Trus ada kabarnya bahwa pemerintah bakalan menaikkan tarif Cukai Hasil Tembakau (CHT) sebesar 10% pada tahun 2023 dan 2024, Kepala Badan Kebijakan Fiskal (BKF) Kementrian Keuangan (KEMENKEU) Febrio Kacaribu mengungkapkan alasan pemerintah melakukan hal tersebut dikarenakan isu Kesehatan masyarakat dan Dana Bagi Hasil (DBH), pernyataan tersebut akhirnya mengundang kritik atau protes salah satunya dari anggota komisi XI DPR Mukhamad Mishbakhun. Pasalnya, jika mengutip dari tabel indikator capaian Kesehatan dalam dokumen Kerangka Ekonomi Makro dan Pokok-Pokok Kebijakan Fiskal Tahun 2023 yang disusun KEMENKEU persentase penduduk usia 10-18 tahun yang merokok pada tahun 2020 menurun menjadi 3,8% dari yang sebelumnya di angka 7,2% pada tahun 2013. Misbakhun juga memperkuat argumennya dengan data dari Badan Pusat Statistik (BPS) data tersebut menunjukan prevalensi perokok pemula yang turun drastic dengan data-data itulah misbakhun menganggap argument BKF tentang kenaikan CHT untuk menurunkan prevalensi anak dan remaja yang merokok sudah tidak relevan ia justru mencurigai adanya agenda asing dibalik kenaikan CHT ini.
Lalu pada tanggal 15 November 2022 kemarin Presiden RI Joko Widodo (Jokowi) secara resmi membuka Konferensi Tingkat Tinggi (KTT) G20, di The Apurva Kempinski Bali, Kabupaten Badung, Bali. Jadi bagi teman-teman yang belum tau apa tujuan dibukanya KTT G20, tujuannya adalah untuk mewujudkan pertumbuhan global yang kuat, berkelanjutan, seimbang, dan inklusif. Nah lalu apa saja nih isu-isu yang dibahas dalam G20? Yang pertama ialah Finance Track, Jalur pembahasan dalam forum G20 yang fokus pada isu keuangan, meliputi Kebijakan Fiskal, Kebijakan Moneter, Kebijakan Rill, Investasi Infrastruktur, Regulasi Keuangan, Inklusi Keuangan, dan Perpajakan Internasional. Yang kedua yaitu Sherpa Track, Jalur pembahasan dalam forum G20 dibidang-bidang yang lebih luas diluar isu keuangan, meliputi Antikorupsi, Ekonomi Digital, Lapangan Kerja, Pertanian, Pendidikan, dan Urusan Luar Negeri, Budaya, Kesehatan, Pembangunan, Lingkungan, Pariwisata, Energi Berkelanjutan, Perdagangan, Investasi, Industri, dan Pemberdayaan Perempuan.

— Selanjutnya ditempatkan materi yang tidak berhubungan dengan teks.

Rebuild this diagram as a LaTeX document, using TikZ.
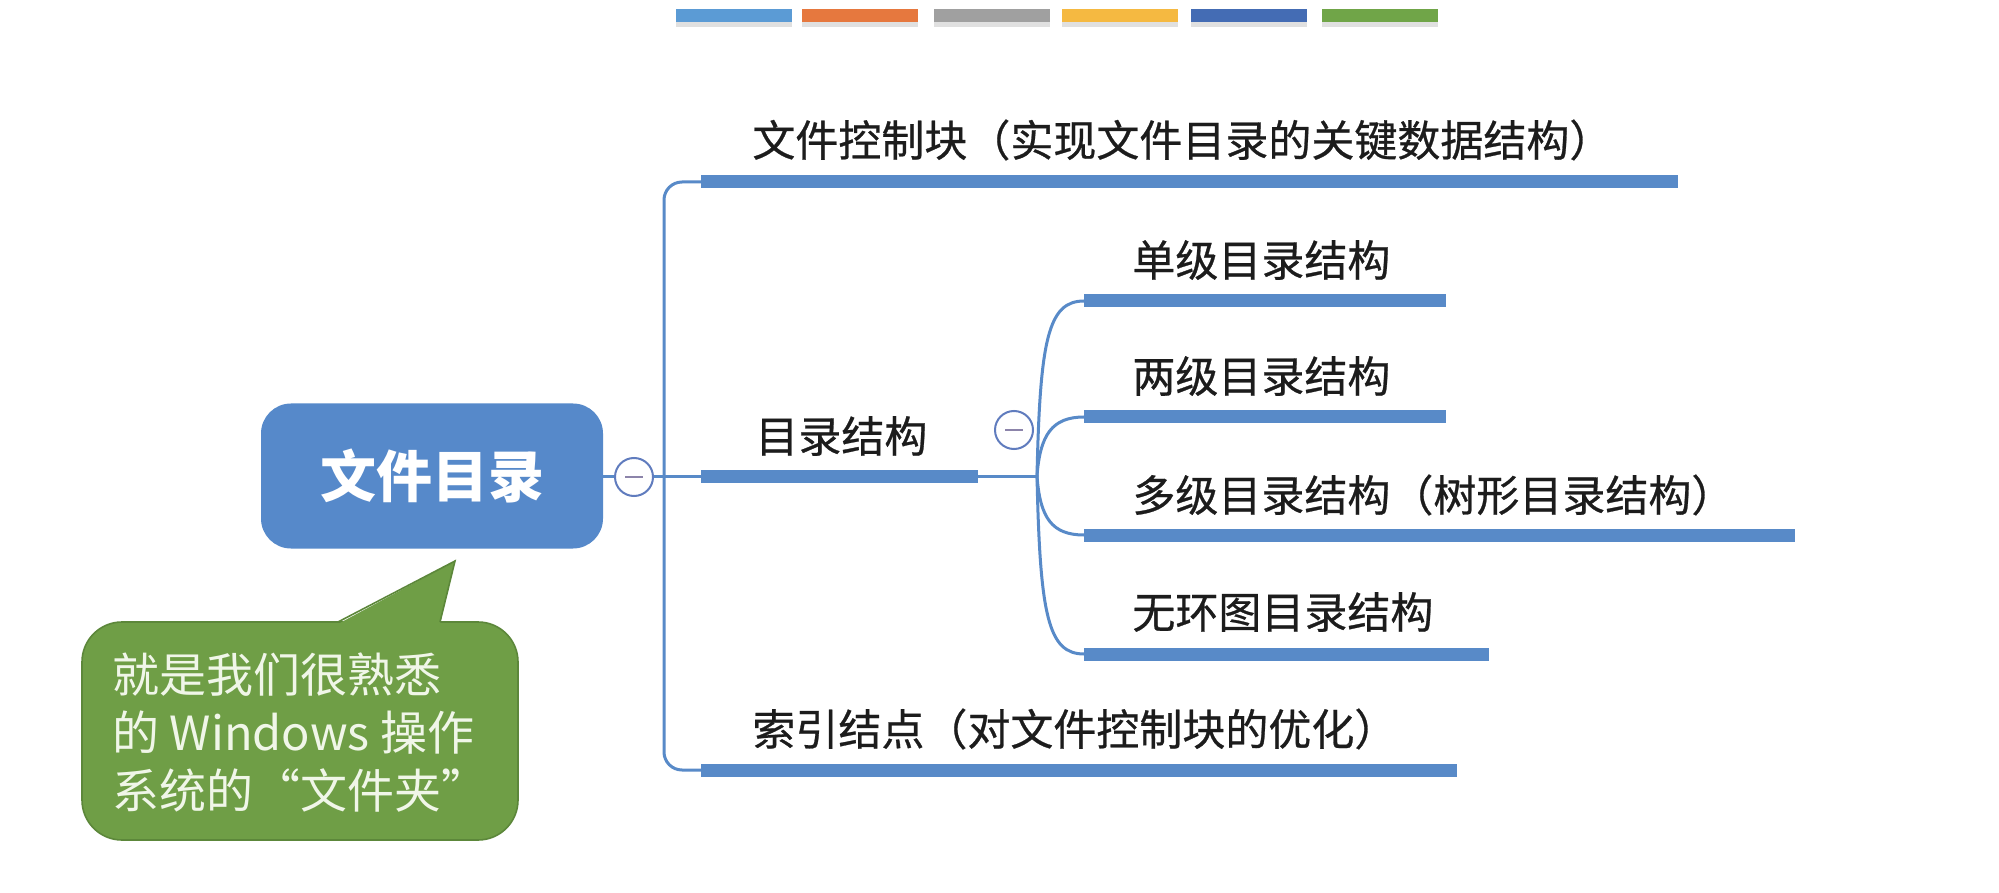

Lalu ujung dari pembahasan ini lain tidak bukan ialah Stagflasi, Stagflasi adalah kondisi dimana ekonomi bertumbuh dengan lambat sementara inflasi dan angka penggangguran meningkat, dalam kurun waktu yang lama ini berbahaya bagi suatu negara. Karena kalau inflasi tinggi akibat pasokan yang terbatas disertai dengan peningkatan angka pengangguran, ibaratkan nasi cuma mampu beli 1 piring sedangkan ada 10 mulut yang harus dikasih makan, lalu solusinya apa? Kalau sudah berada dalam kondisi seperti itu satu-satunya jalan keluar hanyalah resesi. Karena resesi itu ibaratkan HP yang direset ulang sehingga kembali ke setelan pabrik, dimana ekonomi nanti akan mengalami penurunan minus maka disaat itulah akan terjadi yang namanya deflasi atau penurunan barang dan jasa. Juga pada titik ini akan terjadi penyesuaian antara harga barang dan daya beli masyarakat, biasanya jika sebuah resesi selesai ekonomi akan kembali pulih lebih cepat.